The Fourth Appellate District recently certified for publication a significant decision addressing the constitutionality of punitive damages awards under the Due Process Clause, Jet Source Charter, Inc. v. Doherty. The Court of Appeal held that, in cases involving economic damages only, and where the plaintiff is not particularly vulnerable, punitive damages should generally not exceed the amount of compensatory damages awarded.
In Doherty, the plaintiff was an aircraft owner, and the defendants were aircraft dealers who located and negotiated the purchase price on various aircraft that the plaintiff purchased over a two-year period. Plaintiff sued for fraud and breach of fiduciary duty, seeking undisclosed profits the defendants had made on these deals. The plaintiffs were awarded $6.5 million in compensatory damages and prejudgment interest, and $26 million in punitive damages.
On appeal, the defendants argued that the size of the punitive damages award was unconstitutional under the United States Supreme Court’s decision in State Farm Mutual Automobile Insurance Company v. Campbell, 538 U.S. 408 (2003), which placed significant restrictions on the size of such awards under the Due Process Clause.
The Court of Appeal agreed, and reversed the punitive damages award “with instructions that the trial court limit them on a pro rata basis to an amount which in total does not exceed the compensatory damages awarded.” The court held that “[w]here, as here, the conduct in question only involves economic damage to a single plaintiff who is not particularly vulnerable, an award which exceeds the compensatory damages awarded is not consistent with due process.” The court noted that “the total of $6.5 million in compensatory damages and prejudgment interest was, to say the least, substantial,” and it specifically invited a comparison to other California cases where a “relatively small compensatory award justifies 9 to 1 ratio of punitives to compensatory damages.”

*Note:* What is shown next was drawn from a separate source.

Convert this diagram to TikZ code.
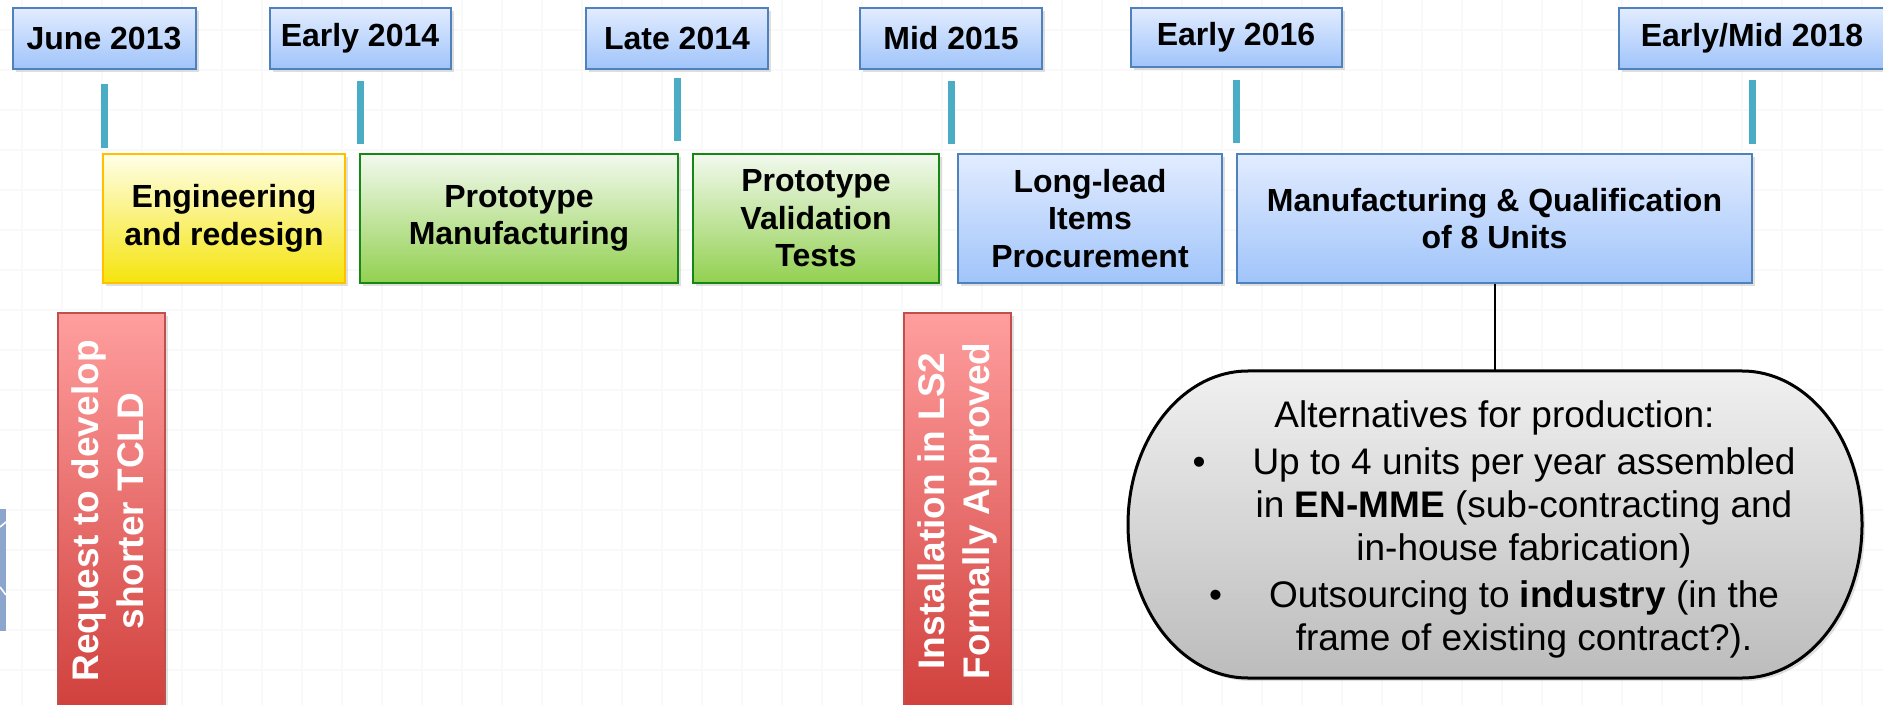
\documentclass[tikz,border=0pt]{standalone}
\usepackage{fontspec}
\setmainfont{Liberation Sans}
\usepackage{tikz}
\usetikzlibrary{positioning,shadows}

\definecolor{boxblue}{RGB}{79,129,189}
\definecolor{blueTop}{RGB}{226,236,255}
\definecolor{blueBot}{RGB}{160,196,250}
\definecolor{yelTop}{RGB}{255,255,232}
\definecolor{yelBot}{RGB}{245,228,12}
\definecolor{yelLine}{RGB}{255,192,0}
\definecolor{grnTop}{RGB}{242,249,238}
\definecolor{grnBot}{RGB}{146,208,80}
\definecolor{grnLine}{RGB}{20,135,20}
\definecolor{redTop}{RGB}{255,158,158}
\definecolor{redBot}{RGB}{208,64,60}
\definecolor{redLine}{RGB}{192,80,77}
\definecolor{tickcol}{RGB}{75,172,198}
\definecolor{altTop}{RGB}{240,240,240}
\definecolor{altBot}{RGB}{188,188,188}
\definecolor{edgeblue}{RGB}{140,165,205}

\begin{document}
\begin{tikzpicture}[x=0.5pt,y=-0.5pt,
	gridline/.style={black!2.5,line width=1pt},
	softshadow/.style={drop shadow={shadow xshift=1.5pt,shadow yshift=-1.5pt,opacity=0.25}},
	datebox/.style={rectangle,draw=boxblue,line width=1pt,top color=blueTop,bottom color=blueBot,minimum height=30.5pt,inner sep=0pt,font=\fontsize{16}{19}\selectfont\bfseries,softshadow},
	phase/.style={rectangle,line width=1pt,minimum height=64.5pt,inner sep=0pt,align=center,font=\fontsize{16}{18.75}\selectfont\bfseries,softshadow},
	bluephase/.style={phase,draw=boxblue,top color=blueTop,bottom color=blueBot},
	yelphase/.style={phase,draw=yelLine,top color=yelTop,bottom color=yelBot},
	grnphase/.style={phase,draw=grnLine,top color=grnTop,bottom color=grnBot},
	event/.style={rectangle,draw=redLine,line width=1pt,top color=redTop,bottom color=redBot,minimum width=53.5pt,minimum height=198pt,inner sep=0pt,text=white,font=\fontsize{18.5}{22.5}\selectfont\bfseries,softshadow},
	tickbar/.style={tickcol,line width=3.5pt},
	link/.style={black,line width=1pt},
	altshape/.style={draw=black,line width=1.5pt,top color=altTop,bottom color=altBot,softshadow},
	alttext/.style={inner sep=0pt,font=\fontsize{18.5}{21.5}\selectfont}]
\useasboundingbox (0,0) rectangle (1883,705);
\clip (0,0) rectangle (1883,705);

% background grid
\foreach \gx in {22,62,...,1882} \draw[gridline] (\gx,0) -- (\gx,705);
\foreach \gy in {30,70,...,710} \draw[gridline] (0,\gy) -- (1883,\gy);

% cut-off shape at the left edge
\fill[edgeblue] (-4,509) rectangle (6,631);
\draw[white,line width=0.8pt] (0,527) -- (6,522);
\draw[white,line width=0.8pt] (0,587) -- (6,595);

% dates
\node [datebox,minimum width=91.5pt] (d13) at (104,38.5) {June 2013};
\node [datebox,minimum width=90.5pt] (e14) at (360,38.5) {Early 2014};
\node [datebox,minimum width=91pt] (l14) at (677,38.5) {Late 2014};
\node [datebox,minimum width=91pt] (m15) at (951,38.5) {Mid 2015};
\node [datebox,minimum width=105.5pt,minimum height=29.5pt] (e16) at (1236,37.5) {Early 2016};
\node [datebox,minimum width=133pt] (em18) at (1752,38.5) {Early/Mid 2018};

\draw[tickbar] ([yshift=-7pt]d13.south) -- ++(0,64);
\draw[tickbar] ([yshift=-5.5pt]e14.south) -- ++(0,63);
\draw[tickbar] ([yshift=-4pt]l14.south) -- ++(0,63);
\draw[tickbar] ([yshift=-5.5pt]m15.south) -- ++(0,63);
\draw[tickbar] ([yshift=-6pt]e16.south) -- ++(0,63);
\draw[tickbar] ([yshift=-5pt]em18.south) -- ++(0,64);

% phases
\node [yelphase,minimum width=121pt] (eng) at (224,218.5) {Engineering\\and redesign};
\node [grnphase,minimum width=159pt] (pman) at (519,218.5) {Prototype\\Manufacturing};
\node [grnphase,minimum width=123pt] (pval) at (816,218.5) {Prototype\\Validation\\Tests};
\node [bluephase,minimum width=132pt] (llead) at (1090,218.5) {Long-lead\\Items\\Procurement};
\node [bluephase,minimum width=257.5pt] (mq) at (1494.5,218.5) {Manufacturing \& Qualification\\of 8 Units};

% events
\node [event] (req) at (111.5,511) {\rotatebox{90}{\begin{tabular}{@{}c@{}}Request to develop\\shorter TCLD\end{tabular}}};
\node [event] (inst) at (957.5,511) {\rotatebox{90}{\begin{tabular}{@{}c@{}}Installation in LS2\\Formally Approved\end{tabular}}};

% production alternatives
\coordinate (alttop) at (1494.5,371);
\draw[link] (mq.south) -- (alttop);
\draw[altshape] (1248,371) -- (1742,371)
	arc[start angle=90,end angle=-90,x radius=60pt,y radius=76.75pt] -- (1248,678)
	arc[start angle=270,end angle=90,x radius=60pt,y radius=76.75pt] -- cycle;
\node [alttext] (alt) at (1524,530.5) {\begin{tabular}{@{}c@{}}
	Alternatives for production:\makebox[29.5pt]{}\\[2pt]
	\llap{\textbullet\hspace{23.5pt}}Up to 4 units per year assembled\\
	in \textbf{EN-MME} (sub-contracting and\\
	in-house fabrication)\\[2pt]
	\llap{\textbullet\hspace{23.5pt}}Outsourcing to \textbf{industry} (in the\\
	frame of existing contract?).
\end{tabular}};
\end{tikzpicture}
\end{document}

Doherty is potentially a very significant decision on the issue of punitive damage awards in business tort-type cases. Since the United States Supreme Court decided State Farm in 2003, there have been several decisions issued by California appellate courts which have affirmed punitive damage awards that are nine or ten times the size of the compensatory damages awarded. As the court in Doherty points out, those cases have generally involved relatively small compensatory damage awards, and therefore, a higher ratio of punitive damages was justified. But where the compensatory damages are in the millions, and the harm is economic only (i.e., no one was hurt or injured), then Doherty holds squarely that the punitive damages award should not exceed the compensatory damages award.